** EXERCISE GOAL **
Below are entries. Give back exactly the lines from the one containing "What seaborn and" through the one containing "import seaborn as sns", inclusive, without the pictures.
-- START INFORMATION GIVEN --
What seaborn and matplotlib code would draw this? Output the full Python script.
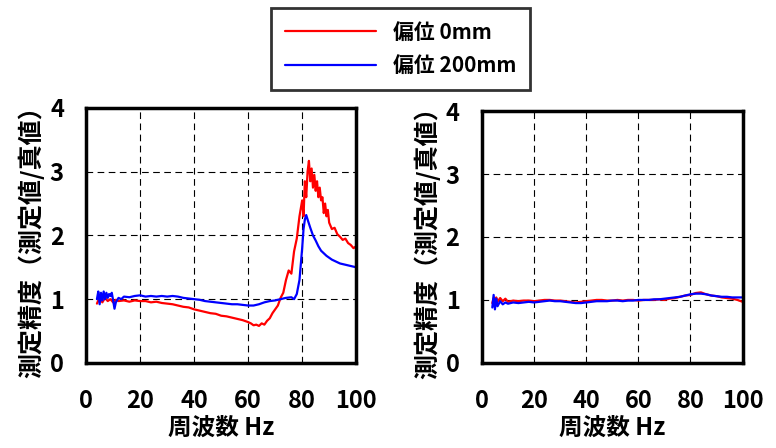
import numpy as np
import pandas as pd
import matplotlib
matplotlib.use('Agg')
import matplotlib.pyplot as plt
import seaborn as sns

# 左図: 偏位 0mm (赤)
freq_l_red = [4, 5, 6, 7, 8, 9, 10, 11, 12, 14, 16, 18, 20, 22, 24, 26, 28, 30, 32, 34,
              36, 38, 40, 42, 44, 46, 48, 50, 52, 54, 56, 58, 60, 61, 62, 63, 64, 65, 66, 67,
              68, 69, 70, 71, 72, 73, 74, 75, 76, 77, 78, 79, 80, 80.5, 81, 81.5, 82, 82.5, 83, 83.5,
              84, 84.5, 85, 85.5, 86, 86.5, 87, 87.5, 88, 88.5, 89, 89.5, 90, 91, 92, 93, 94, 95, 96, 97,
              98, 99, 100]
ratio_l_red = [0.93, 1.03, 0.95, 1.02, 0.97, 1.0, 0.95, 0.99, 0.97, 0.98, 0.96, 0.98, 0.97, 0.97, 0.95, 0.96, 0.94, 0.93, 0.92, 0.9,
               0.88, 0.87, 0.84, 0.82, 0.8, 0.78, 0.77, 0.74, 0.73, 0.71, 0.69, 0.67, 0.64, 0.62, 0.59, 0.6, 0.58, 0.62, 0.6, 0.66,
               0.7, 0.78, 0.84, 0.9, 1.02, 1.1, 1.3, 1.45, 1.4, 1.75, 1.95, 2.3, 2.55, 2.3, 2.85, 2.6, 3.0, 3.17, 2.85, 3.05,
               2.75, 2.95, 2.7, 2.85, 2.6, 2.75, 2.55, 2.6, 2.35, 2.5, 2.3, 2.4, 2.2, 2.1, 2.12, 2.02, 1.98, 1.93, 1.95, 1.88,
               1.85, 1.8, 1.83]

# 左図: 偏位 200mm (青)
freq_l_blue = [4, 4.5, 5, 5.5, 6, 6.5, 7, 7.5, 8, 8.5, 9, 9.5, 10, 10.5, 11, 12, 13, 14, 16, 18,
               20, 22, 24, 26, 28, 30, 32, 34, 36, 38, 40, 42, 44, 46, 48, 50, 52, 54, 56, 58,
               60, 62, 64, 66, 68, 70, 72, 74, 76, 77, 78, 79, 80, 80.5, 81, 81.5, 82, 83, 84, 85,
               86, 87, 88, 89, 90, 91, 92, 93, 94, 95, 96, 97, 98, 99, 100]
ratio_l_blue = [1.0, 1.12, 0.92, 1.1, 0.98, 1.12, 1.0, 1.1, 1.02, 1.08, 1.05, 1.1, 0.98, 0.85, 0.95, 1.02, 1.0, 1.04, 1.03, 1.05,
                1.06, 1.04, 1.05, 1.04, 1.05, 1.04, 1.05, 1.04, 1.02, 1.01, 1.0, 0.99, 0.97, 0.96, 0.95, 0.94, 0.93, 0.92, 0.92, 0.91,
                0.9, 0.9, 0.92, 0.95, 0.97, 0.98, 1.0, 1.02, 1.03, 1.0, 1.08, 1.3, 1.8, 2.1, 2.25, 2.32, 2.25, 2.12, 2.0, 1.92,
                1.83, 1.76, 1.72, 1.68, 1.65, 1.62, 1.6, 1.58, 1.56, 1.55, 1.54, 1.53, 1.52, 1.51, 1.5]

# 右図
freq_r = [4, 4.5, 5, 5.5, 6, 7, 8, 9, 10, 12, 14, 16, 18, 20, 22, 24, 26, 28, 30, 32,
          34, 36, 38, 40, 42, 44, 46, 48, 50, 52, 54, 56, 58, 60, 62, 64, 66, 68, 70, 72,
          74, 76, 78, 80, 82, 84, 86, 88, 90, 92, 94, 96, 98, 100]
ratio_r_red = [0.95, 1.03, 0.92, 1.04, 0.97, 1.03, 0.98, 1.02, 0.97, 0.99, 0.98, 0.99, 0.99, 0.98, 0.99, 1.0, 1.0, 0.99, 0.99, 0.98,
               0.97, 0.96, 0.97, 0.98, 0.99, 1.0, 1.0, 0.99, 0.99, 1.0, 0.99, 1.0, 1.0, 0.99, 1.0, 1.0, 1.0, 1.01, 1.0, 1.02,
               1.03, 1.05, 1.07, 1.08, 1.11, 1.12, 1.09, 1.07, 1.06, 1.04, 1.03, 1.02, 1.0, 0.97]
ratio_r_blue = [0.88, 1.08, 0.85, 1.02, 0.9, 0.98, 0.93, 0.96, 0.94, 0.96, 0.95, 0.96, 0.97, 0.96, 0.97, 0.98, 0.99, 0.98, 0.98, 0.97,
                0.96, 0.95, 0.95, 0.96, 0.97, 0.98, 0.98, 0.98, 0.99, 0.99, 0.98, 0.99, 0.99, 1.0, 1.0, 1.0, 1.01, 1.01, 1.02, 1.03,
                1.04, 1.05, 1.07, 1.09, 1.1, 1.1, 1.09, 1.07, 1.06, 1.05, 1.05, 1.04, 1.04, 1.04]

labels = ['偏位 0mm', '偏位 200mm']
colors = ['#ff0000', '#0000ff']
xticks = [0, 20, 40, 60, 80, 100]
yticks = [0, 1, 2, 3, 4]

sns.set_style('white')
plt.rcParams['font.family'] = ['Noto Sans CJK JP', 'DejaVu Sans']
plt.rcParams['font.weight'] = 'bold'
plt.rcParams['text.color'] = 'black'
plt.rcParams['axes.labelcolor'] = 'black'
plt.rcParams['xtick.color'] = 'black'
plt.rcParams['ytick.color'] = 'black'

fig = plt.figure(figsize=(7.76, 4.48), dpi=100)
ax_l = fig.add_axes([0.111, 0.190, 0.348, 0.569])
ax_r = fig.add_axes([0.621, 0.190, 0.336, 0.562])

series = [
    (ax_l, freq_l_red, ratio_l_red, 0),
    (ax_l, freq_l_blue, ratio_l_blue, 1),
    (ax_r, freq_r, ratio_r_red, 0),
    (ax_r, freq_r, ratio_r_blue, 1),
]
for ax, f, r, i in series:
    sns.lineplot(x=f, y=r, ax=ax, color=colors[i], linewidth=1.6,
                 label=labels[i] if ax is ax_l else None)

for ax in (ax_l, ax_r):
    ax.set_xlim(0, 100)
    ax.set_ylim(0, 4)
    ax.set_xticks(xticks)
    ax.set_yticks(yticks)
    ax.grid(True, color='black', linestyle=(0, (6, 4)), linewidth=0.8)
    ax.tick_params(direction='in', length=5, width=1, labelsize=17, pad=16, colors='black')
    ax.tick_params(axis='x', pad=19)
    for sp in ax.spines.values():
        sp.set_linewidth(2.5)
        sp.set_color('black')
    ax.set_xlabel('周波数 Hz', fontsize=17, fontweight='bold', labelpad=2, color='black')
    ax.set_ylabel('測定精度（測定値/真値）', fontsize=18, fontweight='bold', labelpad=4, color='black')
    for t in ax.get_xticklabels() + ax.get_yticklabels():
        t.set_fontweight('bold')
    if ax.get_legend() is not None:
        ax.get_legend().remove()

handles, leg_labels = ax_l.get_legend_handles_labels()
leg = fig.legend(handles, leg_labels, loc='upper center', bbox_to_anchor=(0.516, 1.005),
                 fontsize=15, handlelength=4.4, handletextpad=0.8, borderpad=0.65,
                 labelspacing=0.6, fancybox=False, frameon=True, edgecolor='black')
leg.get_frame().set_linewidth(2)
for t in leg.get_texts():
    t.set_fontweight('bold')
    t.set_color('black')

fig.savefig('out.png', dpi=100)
-- END INFORMATION GIVEN --
-- START INFORMATION GIVEN --
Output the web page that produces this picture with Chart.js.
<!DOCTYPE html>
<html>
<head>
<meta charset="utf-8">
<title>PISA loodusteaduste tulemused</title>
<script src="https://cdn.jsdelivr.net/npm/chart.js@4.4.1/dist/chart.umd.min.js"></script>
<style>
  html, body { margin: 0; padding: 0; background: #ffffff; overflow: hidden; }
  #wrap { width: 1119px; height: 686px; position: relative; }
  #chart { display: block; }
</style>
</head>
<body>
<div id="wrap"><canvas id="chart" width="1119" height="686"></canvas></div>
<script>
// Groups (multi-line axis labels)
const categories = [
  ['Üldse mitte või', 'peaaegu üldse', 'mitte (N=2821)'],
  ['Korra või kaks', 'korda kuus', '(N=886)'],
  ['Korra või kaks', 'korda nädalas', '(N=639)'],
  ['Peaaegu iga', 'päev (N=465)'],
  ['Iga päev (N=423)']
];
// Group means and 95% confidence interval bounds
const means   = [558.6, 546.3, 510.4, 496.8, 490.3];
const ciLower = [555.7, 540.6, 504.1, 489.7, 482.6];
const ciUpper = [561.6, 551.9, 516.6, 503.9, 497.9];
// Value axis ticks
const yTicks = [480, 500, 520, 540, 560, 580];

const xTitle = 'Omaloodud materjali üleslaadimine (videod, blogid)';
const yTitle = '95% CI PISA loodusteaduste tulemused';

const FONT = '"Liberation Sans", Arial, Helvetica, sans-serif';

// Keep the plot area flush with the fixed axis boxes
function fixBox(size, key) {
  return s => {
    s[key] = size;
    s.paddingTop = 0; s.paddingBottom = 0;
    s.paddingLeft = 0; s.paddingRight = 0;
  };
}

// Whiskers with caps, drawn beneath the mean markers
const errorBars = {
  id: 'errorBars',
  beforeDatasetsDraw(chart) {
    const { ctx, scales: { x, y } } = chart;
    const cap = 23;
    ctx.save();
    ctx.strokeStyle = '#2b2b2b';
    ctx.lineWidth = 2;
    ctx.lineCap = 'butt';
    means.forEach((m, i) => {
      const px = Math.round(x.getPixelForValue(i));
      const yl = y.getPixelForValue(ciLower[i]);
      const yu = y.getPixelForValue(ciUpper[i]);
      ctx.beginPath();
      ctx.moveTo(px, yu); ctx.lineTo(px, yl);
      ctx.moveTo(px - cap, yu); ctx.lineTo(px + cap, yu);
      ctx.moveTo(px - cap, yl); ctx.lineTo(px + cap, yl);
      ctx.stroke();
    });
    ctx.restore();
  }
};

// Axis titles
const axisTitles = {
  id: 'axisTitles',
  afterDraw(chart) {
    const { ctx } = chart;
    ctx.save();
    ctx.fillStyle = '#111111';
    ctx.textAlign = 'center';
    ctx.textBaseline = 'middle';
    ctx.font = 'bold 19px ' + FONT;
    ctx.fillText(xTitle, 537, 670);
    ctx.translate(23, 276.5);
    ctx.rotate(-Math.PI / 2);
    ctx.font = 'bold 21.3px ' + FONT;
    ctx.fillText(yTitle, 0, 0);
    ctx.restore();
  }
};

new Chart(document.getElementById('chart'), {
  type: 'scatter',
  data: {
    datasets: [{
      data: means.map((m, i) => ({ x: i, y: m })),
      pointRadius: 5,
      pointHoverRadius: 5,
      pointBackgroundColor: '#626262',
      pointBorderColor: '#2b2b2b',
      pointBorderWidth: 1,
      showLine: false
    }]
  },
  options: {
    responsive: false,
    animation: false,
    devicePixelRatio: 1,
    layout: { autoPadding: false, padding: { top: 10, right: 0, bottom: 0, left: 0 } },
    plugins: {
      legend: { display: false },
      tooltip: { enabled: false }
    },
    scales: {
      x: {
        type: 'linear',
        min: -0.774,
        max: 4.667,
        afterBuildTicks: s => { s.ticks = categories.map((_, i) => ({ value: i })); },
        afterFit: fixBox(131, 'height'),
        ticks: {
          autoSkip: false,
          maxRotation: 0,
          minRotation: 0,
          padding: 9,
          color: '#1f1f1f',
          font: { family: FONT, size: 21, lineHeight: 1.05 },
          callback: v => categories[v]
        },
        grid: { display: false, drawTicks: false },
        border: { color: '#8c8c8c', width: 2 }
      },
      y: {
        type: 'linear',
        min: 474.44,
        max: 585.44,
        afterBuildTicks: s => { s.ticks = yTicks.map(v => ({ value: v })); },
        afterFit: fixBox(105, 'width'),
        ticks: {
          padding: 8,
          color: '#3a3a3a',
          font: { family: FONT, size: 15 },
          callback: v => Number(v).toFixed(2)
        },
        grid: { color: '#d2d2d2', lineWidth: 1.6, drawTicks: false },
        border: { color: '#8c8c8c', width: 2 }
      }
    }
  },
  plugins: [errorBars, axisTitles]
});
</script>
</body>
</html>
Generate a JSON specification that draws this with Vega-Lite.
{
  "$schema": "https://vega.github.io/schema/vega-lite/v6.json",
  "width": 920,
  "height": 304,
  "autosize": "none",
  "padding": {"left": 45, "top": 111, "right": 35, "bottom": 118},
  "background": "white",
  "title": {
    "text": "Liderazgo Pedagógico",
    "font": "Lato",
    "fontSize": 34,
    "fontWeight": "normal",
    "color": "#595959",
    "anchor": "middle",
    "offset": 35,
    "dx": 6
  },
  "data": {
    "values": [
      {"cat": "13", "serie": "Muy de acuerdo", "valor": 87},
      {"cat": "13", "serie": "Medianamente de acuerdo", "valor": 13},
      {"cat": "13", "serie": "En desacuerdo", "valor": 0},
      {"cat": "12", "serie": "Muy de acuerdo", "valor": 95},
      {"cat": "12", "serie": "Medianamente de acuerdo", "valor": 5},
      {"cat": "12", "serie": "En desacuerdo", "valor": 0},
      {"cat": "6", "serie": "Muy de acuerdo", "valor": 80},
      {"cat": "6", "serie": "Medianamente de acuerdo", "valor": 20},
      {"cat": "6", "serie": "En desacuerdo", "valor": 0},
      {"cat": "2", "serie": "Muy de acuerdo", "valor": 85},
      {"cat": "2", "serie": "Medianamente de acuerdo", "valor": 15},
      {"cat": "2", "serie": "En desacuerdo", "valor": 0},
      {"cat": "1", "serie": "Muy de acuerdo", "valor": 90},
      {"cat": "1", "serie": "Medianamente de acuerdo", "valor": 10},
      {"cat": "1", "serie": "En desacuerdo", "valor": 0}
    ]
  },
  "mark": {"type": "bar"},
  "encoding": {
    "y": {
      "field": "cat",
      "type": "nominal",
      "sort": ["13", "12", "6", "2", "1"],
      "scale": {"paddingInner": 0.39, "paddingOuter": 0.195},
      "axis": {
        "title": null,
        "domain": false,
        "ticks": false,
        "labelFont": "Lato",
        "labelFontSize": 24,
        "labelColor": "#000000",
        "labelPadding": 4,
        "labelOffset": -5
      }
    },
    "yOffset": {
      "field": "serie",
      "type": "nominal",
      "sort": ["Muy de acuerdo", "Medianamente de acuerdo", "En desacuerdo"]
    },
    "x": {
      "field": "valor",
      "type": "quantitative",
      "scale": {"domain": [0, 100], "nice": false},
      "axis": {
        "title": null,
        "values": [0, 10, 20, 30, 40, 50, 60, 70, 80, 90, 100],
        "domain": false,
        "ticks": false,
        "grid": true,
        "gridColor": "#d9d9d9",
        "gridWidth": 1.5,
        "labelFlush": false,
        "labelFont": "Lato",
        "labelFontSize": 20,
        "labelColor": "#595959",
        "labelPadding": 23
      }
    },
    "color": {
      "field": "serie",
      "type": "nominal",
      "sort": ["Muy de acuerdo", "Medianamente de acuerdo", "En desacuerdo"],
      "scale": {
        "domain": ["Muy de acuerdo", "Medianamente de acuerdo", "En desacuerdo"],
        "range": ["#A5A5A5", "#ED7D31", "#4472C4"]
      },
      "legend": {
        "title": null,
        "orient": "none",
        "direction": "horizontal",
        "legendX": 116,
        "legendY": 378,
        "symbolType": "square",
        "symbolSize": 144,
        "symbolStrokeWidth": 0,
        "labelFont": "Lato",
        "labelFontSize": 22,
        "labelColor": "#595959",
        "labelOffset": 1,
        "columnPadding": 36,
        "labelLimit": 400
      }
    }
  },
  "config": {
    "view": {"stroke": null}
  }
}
-- END INFORMATION GIVEN --
** TASK OUTPUT **
What seaborn and matplotlib code would draw this? Output the full Python script.
import numpy as np
import pandas as pd
import matplotlib
matplotlib.use('Agg')
import matplotlib.pyplot as plt
import seaborn as sns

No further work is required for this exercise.